In River at Hiroshima, Tadashige Ono presents an arresting vision of devastation and survival. The skeletal dome of the Hiroshima Prefectural Industrial Promotion Hall — known today as the Genbaku Dome — looms over a fractured landscape, its broken latticework mirrored darkly in the water below. Stark black birds wheel overhead, their jagged silhouettes like shards of memory scattered across the ashen sky. Rendered in a somber palette of muted greens, charred reds, and heavy blacks, the composition vibrates with a silent, enduring grief. The river, usually a symbol of renewal, becomes here a mirror of destruction, carrying the weight of the past downstream.

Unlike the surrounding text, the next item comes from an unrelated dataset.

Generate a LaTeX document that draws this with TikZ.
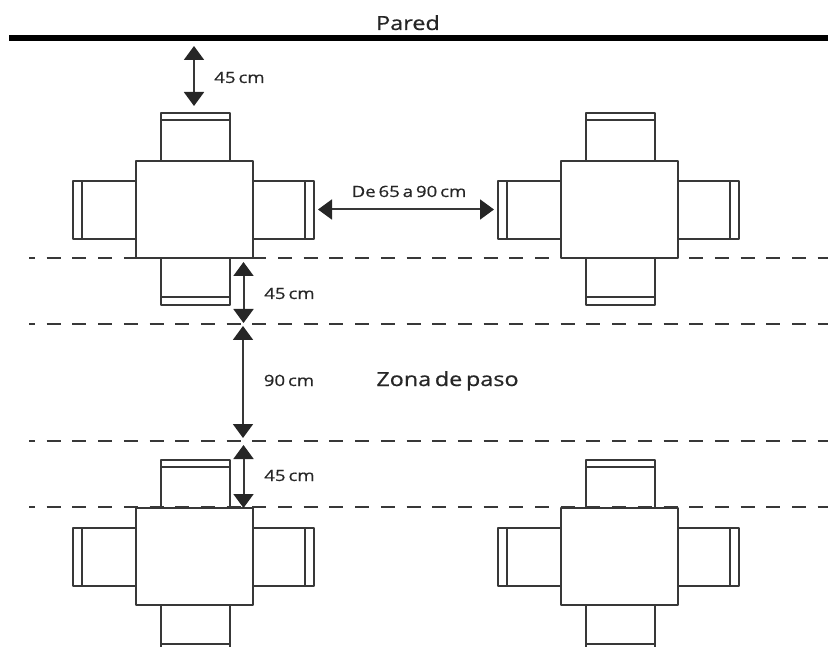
\documentclass[tikz,border=0pt]{standalone}
\usepackage{fontspec}
\setmainfont{Open Sans}
\newfontfamily\smallf[FakeStretch=1.2,FakeBold=0.6,WordSpace=0.6]{Open Sans}
\usetikzlibrary{arrows.meta}
\definecolor{ink}{HTML}{383838}
\tikzset{
  furn/.style={draw=ink,line width=2pt,line join=round},
  tabletop/.style={furn,fill=white},
  wall/.style={draw=black,line width=6pt},
  zoneline/.style={draw=ink,line width=2pt,dash pattern=on 14pt off 11.7pt,dash phase=8pt},
  dim/.style={draw=ink,line width=2pt,{Triangle[length=14pt,width=20pt,color=black!85]}-{Triangle[length=14pt,width=20pt,color=black!85]}},
  lab/.style={font=\smallf\fontsize{15.5}{18}\selectfont,text=black!85,inner sep=0pt,anchor=base},
  bigl/.style={font=\smallf\fontsize{19.5}{22}\selectfont,text=black!85,inner sep=0pt,anchor=base}
}
\newcommand{\mesagroup}[2]{%
  \begin{scope}[shift={(#1,#2)}]
    % top chair
    \draw[furn] (160.5,161) rectangle (229.5,113);
    \draw[furn] (160.5,120) -- (229.5,120);
    % bottom chair
    \draw[furn] (160.5,258) rectangle (229.5,305);
    \draw[furn] (160.5,297) -- (229.5,297);
    % left chair
    \draw[furn] (136,181) rectangle (73,239);
    \draw[furn] (82,181) -- (82,239);
    % right chair
    \draw[furn] (253,181) rectangle (314,239);
    \draw[furn] (305,181) -- (305,239);
    % table
    \draw[tabletop] (136,161) rectangle (253,258);
  \end{scope}}
\begin{document}
\begin{tikzpicture}[x=1pt,y=-1pt]
  \useasboundingbox (0,0) rectangle (828,647);
  \clip (0,0) rectangle (828,647);
  \mesagroup{0}{0}
  \mesagroup{425}{0}
  \mesagroup{0}{347}
  \mesagroup{425}{347}
  \coordinate (w0) at (9,38);
  \coordinate (w1) at (828,38);
  \draw[wall] (w0) -- (w1);
  \foreach \yy/\nm in {258/a,324/b,441/c,507/d}{
    \coordinate (z\nm0) at (29,\yy);
    \coordinate (z\nm1) at (828,\yy);
    \draw[zoneline] (z\nm0) -- (z\nm1);
  }
  \coordinate (a1) at (194,46);  \coordinate (a2) at (194,106);
  \coordinate (b1) at (243.5,262); \coordinate (b2) at (243.5,323);
  \coordinate (c1) at (243,326); \coordinate (c2) at (243,438);
  \coordinate (d1) at (243.5,445); \coordinate (d2) at (243.5,508);
  \coordinate (e1) at (318,209.5); \coordinate (e2) at (494,209.5);
  \draw[dim] (a1) -- (a2);
  \draw[dim] (b1) -- (b2);
  \draw[dim] (c1) -- (c2);
  \draw[dim] (d1) -- (d2);
  \draw[dim] (e1) -- (e2);
  \node[bigl] (pared) at (408,30) {Pared};
  \node[lab] (l1) at (239.5,83) {45 cm};
  \node[lab] (l2) at (289.5,299) {45 cm};
  \node[lab] (l3) at (289,386) {90 cm};
  \node[lab] (l4) at (289.5,481) {45 cm};
  \node[lab] (l5) at (409,197) {De 65 a 90 cm};
  \node[bigl] (zona) at (447.5,386) {Zona de paso};
\end{tikzpicture}
\end{document}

Ono’s textured, almost crumbling surfaces evoke the physical and psychological scars left by the atomic bombing, but also speak to the persistence of memory and the uneasy beauty that can arise from ruin. Every carved line and carefully layered color feels deliberate, anchoring the work in a mood of solemn witness rather than sentimentality. Through abstraction and rough-hewn forms, Ono distills the Hiroshima landscape into something universal: a meditation on survival, loss, and the fragile endurance of place.

Connoisseur's Note

Ono, a master of postwar Japanese printmaking, often turned to themes of social trauma, memory, and resilience in his works. River at Hiroshima stands among his most powerful and haunting achievements, marrying technical rigor with profound emotional resonance. His use of rough textures, layered colors, and stark silhouettes exemplifies his ability to blend realism and abstraction into a language uniquely suited to the weight of his subject matter.

This particular impression, numbered 4/10, highlights Ono’s dedication to small, carefully controlled editions — a hallmark of his practice that emphasized individuality over mass production. Collectors of modern Japanese prints prize River at Hiroshima not only for its historical significance but for its unflinching gaze and extraordinary visual poetry. Few works capture so vividly the convergence of personal memory and collective history, rendered through the indelible marks of the artist’s own hand.